The gradual liberalization of the Chinese stock market has led to a number of policy changes over the years, which has resulted in a variety of routes for international investors to access the A-share market, but subject to conditions sometimes onerous to investors.

QFII/RQFII: Only Qualified Investors Need Apply

Approved international investors may trade A-shares through two schemes, namely the Qualified Foreign Institutional Investor (QFII, launched in 2002) and the Renminbi Qualified Foreign Institutional Investor schemes (RQFII, launched in 2011). These schemes are reserved to investors approved by the China Securities Regulatory Committee (CSRC), while the investment quotas apportioned are granted by the State Administration of Foreign Exchange (SAFE). The quotas granted under these schemes have increased substantially in the last three years to reach USD81 billion for the QFII and Rmb 444 billion (USD68 billion) for the RQFII schemes at the end of 2015.

The QFII regime allows registered foreign institutional investors with investments denominated in a foreign currency to invest directly in A-shares but under strict quota allocation and trading procedures. There are over 200 licensees under this scheme.

The RQFII program is a variation of the QFII that facilitates foreign investment in the mainland via offshore renminbi accounts. Investors’ qualification criteria, quota approval and trading and settlement processes are significantly more flexible under the RFQII scheme as compared with the QFII scheme.
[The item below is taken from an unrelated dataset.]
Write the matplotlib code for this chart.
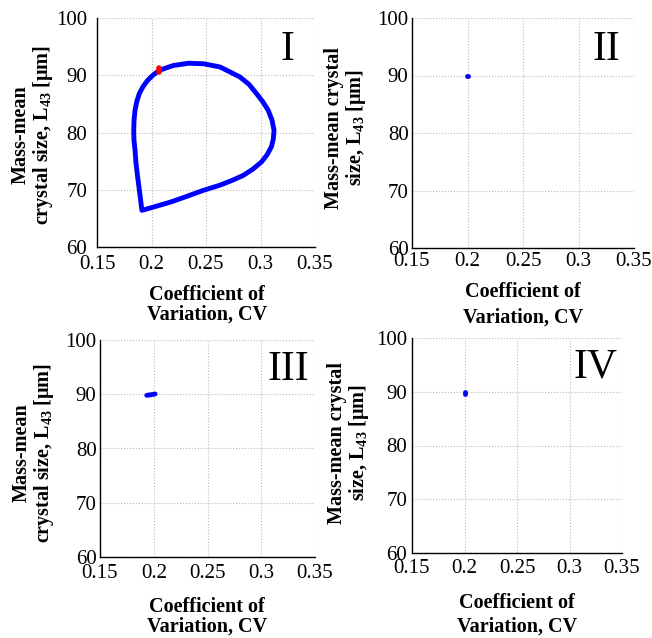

There are over 170 licenses under the RQFII scheme.

The criteria used for status approval have been progressively relaxed for both schemes, while 14 jurisdictions including the UK, Singapore, France, Germany, South Korea, Australia and recently Malaysia joined Hong Kong as offshore centers allowed to use RMB to invest in Chinese A-shares under the RQFII program. Tradeable products have also expanded to include fixed income and index futures.

While these investment schemes allow foreign investors to trade A-shares, investors are still subject to a strict quota system.

The Connect Program: Open To All

Launched in November 2014, the Shanghai-Hong Kong Stock Connect program allows Hong Kong and international investors to trade China A-shares and mainland investors to trade Hong Kong stocks within a certain daily quota limit. It is expected that authorities in China and Hong Kong will launch a similar program for shares traded on the Shenzhen Stock Exchange in 2016.

Unlike the QFII and RQFII schemes, the Connect program is open to all investors, institutional and retail alike. In addition, investors are not required to receive any quota approval from the regulatory authorities in order to trade, and are not impaired by currency controls and reporting requirements. The introduction of additional connect programs would be a further indication that the Chinese government remains committed to capital markets liberalization.

Mutual Recognition Scheme: Funds For All

Launched on July 1, 2015, the Mutual Recognition of Funds (MRF) scheme allows for the first time registered asset managers operating in Hong Kong and mainland China to sell their funds within their respective jurisdictions. An initial quota of Rmb 300 billion (USD48 billion) has been set aside for each direction of the MRF scheme.

The MRF scheme allows equity, fixed income, mixed and index funds to be eligible for cross-border selling, where asset managers need to appoint a local agent to market and distribute their funds.